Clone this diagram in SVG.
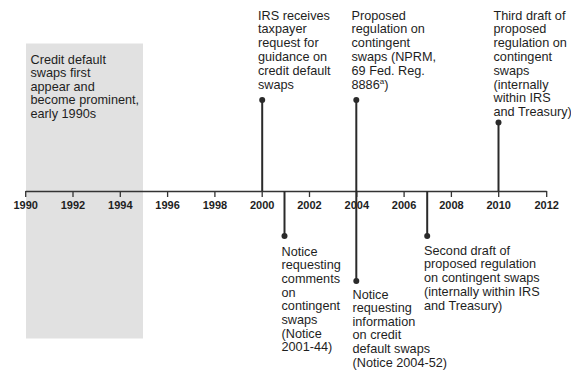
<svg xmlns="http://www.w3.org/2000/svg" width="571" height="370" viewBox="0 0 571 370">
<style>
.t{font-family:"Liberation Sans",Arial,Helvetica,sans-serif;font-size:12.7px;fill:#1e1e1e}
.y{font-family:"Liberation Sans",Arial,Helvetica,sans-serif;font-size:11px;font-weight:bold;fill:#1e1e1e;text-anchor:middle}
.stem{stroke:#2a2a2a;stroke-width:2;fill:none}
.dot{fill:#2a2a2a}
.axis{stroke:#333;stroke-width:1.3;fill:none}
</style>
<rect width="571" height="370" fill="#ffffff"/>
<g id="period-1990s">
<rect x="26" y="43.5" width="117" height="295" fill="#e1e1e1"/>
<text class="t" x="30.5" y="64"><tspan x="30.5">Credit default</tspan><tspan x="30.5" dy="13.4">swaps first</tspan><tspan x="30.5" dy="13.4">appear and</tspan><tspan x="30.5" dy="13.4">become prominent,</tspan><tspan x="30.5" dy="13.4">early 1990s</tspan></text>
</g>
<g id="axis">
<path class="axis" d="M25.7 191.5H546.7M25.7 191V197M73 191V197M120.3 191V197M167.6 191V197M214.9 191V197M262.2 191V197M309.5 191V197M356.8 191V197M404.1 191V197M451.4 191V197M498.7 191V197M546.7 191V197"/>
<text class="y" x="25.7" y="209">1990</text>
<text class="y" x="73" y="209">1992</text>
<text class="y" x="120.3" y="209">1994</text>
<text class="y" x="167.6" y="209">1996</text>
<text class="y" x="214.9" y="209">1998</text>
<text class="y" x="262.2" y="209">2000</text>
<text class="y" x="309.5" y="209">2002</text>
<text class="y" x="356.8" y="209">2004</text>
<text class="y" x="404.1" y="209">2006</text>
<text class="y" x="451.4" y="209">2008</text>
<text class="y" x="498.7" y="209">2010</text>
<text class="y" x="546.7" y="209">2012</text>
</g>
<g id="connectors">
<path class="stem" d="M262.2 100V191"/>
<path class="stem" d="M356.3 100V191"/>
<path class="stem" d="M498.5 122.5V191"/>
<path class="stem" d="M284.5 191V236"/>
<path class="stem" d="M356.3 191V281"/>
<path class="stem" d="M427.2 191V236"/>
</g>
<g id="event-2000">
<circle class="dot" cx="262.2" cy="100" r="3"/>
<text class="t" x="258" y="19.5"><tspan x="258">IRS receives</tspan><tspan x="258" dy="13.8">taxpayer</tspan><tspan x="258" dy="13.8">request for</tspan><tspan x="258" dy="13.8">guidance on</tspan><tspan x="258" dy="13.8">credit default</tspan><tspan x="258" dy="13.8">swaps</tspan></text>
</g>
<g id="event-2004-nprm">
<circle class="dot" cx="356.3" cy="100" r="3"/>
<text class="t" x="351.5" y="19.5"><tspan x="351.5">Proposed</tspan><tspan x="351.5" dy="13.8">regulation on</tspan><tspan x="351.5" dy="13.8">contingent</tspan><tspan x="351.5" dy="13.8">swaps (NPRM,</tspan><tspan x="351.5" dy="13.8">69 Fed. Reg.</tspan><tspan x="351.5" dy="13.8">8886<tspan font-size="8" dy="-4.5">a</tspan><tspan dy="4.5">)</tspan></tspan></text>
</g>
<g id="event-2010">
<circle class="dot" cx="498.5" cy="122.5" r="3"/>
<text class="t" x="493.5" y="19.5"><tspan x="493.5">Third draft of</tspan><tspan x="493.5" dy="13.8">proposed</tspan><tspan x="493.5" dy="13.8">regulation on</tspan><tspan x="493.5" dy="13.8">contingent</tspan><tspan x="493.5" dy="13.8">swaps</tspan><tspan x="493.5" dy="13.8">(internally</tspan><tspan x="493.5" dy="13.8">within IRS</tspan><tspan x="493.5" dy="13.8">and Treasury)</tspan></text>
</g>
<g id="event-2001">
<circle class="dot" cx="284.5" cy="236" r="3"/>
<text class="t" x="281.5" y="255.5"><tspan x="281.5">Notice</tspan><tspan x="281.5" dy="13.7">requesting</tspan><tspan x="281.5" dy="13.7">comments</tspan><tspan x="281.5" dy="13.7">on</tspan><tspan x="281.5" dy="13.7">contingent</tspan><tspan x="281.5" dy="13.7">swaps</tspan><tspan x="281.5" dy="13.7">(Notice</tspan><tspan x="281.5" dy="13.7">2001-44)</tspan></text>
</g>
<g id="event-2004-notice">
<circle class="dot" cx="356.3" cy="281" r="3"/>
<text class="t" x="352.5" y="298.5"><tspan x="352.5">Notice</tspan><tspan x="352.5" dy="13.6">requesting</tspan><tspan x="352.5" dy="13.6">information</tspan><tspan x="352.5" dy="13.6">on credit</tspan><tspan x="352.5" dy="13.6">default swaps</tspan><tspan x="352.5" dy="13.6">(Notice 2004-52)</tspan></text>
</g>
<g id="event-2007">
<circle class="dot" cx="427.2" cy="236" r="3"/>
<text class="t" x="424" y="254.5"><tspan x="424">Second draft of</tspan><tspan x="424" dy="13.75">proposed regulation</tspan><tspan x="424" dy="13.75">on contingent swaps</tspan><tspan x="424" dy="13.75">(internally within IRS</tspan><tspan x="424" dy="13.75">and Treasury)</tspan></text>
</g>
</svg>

To be done: Send back the data above word for word, with the pictures left out.

Result:
Clone this diagram in SVG.
<svg xmlns="http://www.w3.org/2000/svg" width="571" height="370" viewBox="0 0 571 370">
<style>
.t{font-family:"Liberation Sans",Arial,Helvetica,sans-serif;font-size:12.7px;fill:#1e1e1e}
.y{font-family:"Liberation Sans",Arial,Helvetica,sans-serif;font-size:11px;font-weight:bold;fill:#1e1e1e;text-anchor:middle}
.stem{stroke:#2a2a2a;stroke-width:2;fill:none}
.dot{fill:#2a2a2a}
.axis{stroke:#333;stroke-width:1.3;fill:none}
</style>
<rect width="571" height="370" fill="#ffffff"/>
<g id="period-1990s">
<rect x="26" y="43.5" width="117" height="295" fill="#e1e1e1"/>
<text class="t" x="30.5" y="64"><tspan x="30.5">Credit default</tspan><tspan x="30.5" dy="13.4">swaps first</tspan><tspan x="30.5" dy="13.4">appear and</tspan><tspan x="30.5" dy="13.4">become prominent,</tspan><tspan x="30.5" dy="13.4">early 1990s</tspan></text>
</g>
<g id="axis">
<path class="axis" d="M25.7 191.5H546.7M25.7 191V197M73 191V197M120.3 191V197M167.6 191V197M214.9 191V197M262.2 191V197M309.5 191V197M356.8 191V197M404.1 191V197M451.4 191V197M498.7 191V197M546.7 191V197"/>
<text class="y" x="25.7" y="209">1990</text>
<text class="y" x="73" y="209">1992</text>
<text class="y" x="120.3" y="209">1994</text>
<text class="y" x="167.6" y="209">1996</text>
<text class="y" x="214.9" y="209">1998</text>
<text class="y" x="262.2" y="209">2000</text>
<text class="y" x="309.5" y="209">2002</text>
<text class="y" x="356.8" y="209">2004</text>
<text class="y" x="404.1" y="209">2006</text>
<text class="y" x="451.4" y="209">2008</text>
<text class="y" x="498.7" y="209">2010</text>
<text class="y" x="546.7" y="209">2012</text>
</g>
<g id="connectors">
<path class="stem" d="M262.2 100V191"/>
<path class="stem" d="M356.3 100V191"/>
<path class="stem" d="M498.5 122.5V191"/>
<path class="stem" d="M284.5 191V236"/>
<path class="stem" d="M356.3 191V281"/>
<path class="stem" d="M427.2 191V236"/>
</g>
<g id="event-2000">
<circle class="dot" cx="262.2" cy="100" r="3"/>
<text class="t" x="258" y="19.5"><tspan x="258">IRS receives</tspan><tspan x="258" dy="13.8">taxpayer</tspan><tspan x="258" dy="13.8">request for</tspan><tspan x="258" dy="13.8">guidance on</tspan><tspan x="258" dy="13.8">credit default</tspan><tspan x="258" dy="13.8">swaps</tspan></text>
</g>
<g id="event-2004-nprm">
<circle class="dot" cx="356.3" cy="100" r="3"/>
<text class="t" x="351.5" y="19.5"><tspan x="351.5">Proposed</tspan><tspan x="351.5" dy="13.8">regulation on</tspan><tspan x="351.5" dy="13.8">contingent</tspan><tspan x="351.5" dy="13.8">swaps (NPRM,</tspan><tspan x="351.5" dy="13.8">69 Fed. Reg.</tspan><tspan x="351.5" dy="13.8">8886<tspan font-size="8" dy="-4.5">a</tspan><tspan dy="4.5">)</tspan></tspan></text>
</g>
<g id="event-2010">
<circle class="dot" cx="498.5" cy="122.5" r="3"/>
<text class="t" x="493.5" y="19.5"><tspan x="493.5">Third draft of</tspan><tspan x="493.5" dy="13.8">proposed</tspan><tspan x="493.5" dy="13.8">regulation on</tspan><tspan x="493.5" dy="13.8">contingent</tspan><tspan x="493.5" dy="13.8">swaps</tspan><tspan x="493.5" dy="13.8">(internally</tspan><tspan x="493.5" dy="13.8">within IRS</tspan><tspan x="493.5" dy="13.8">and Treasury)</tspan></text>
</g>
<g id="event-2001">
<circle class="dot" cx="284.5" cy="236" r="3"/>
<text class="t" x="281.5" y="255.5"><tspan x="281.5">Notice</tspan><tspan x="281.5" dy="13.7">requesting</tspan><tspan x="281.5" dy="13.7">comments</tspan><tspan x="281.5" dy="13.7">on</tspan><tspan x="281.5" dy="13.7">contingent</tspan><tspan x="281.5" dy="13.7">swaps</tspan><tspan x="281.5" dy="13.7">(Notice</tspan><tspan x="281.5" dy="13.7">2001-44)</tspan></text>
</g>
<g id="event-2004-notice">
<circle class="dot" cx="356.3" cy="281" r="3"/>
<text class="t" x="352.5" y="298.5"><tspan x="352.5">Notice</tspan><tspan x="352.5" dy="13.6">requesting</tspan><tspan x="352.5" dy="13.6">information</tspan><tspan x="352.5" dy="13.6">on credit</tspan><tspan x="352.5" dy="13.6">default swaps</tspan><tspan x="352.5" dy="13.6">(Notice 2004-52)</tspan></text>
</g>
<g id="event-2007">
<circle class="dot" cx="427.2" cy="236" r="3"/>
<text class="t" x="424" y="254.5"><tspan x="424">Second draft of</tspan><tspan x="424" dy="13.75">proposed regulation</tspan><tspan x="424" dy="13.75">on contingent swaps</tspan><tspan x="424" dy="13.75">(internally within IRS</tspan><tspan x="424" dy="13.75">and Treasury)</tspan></text>
</g>
</svg>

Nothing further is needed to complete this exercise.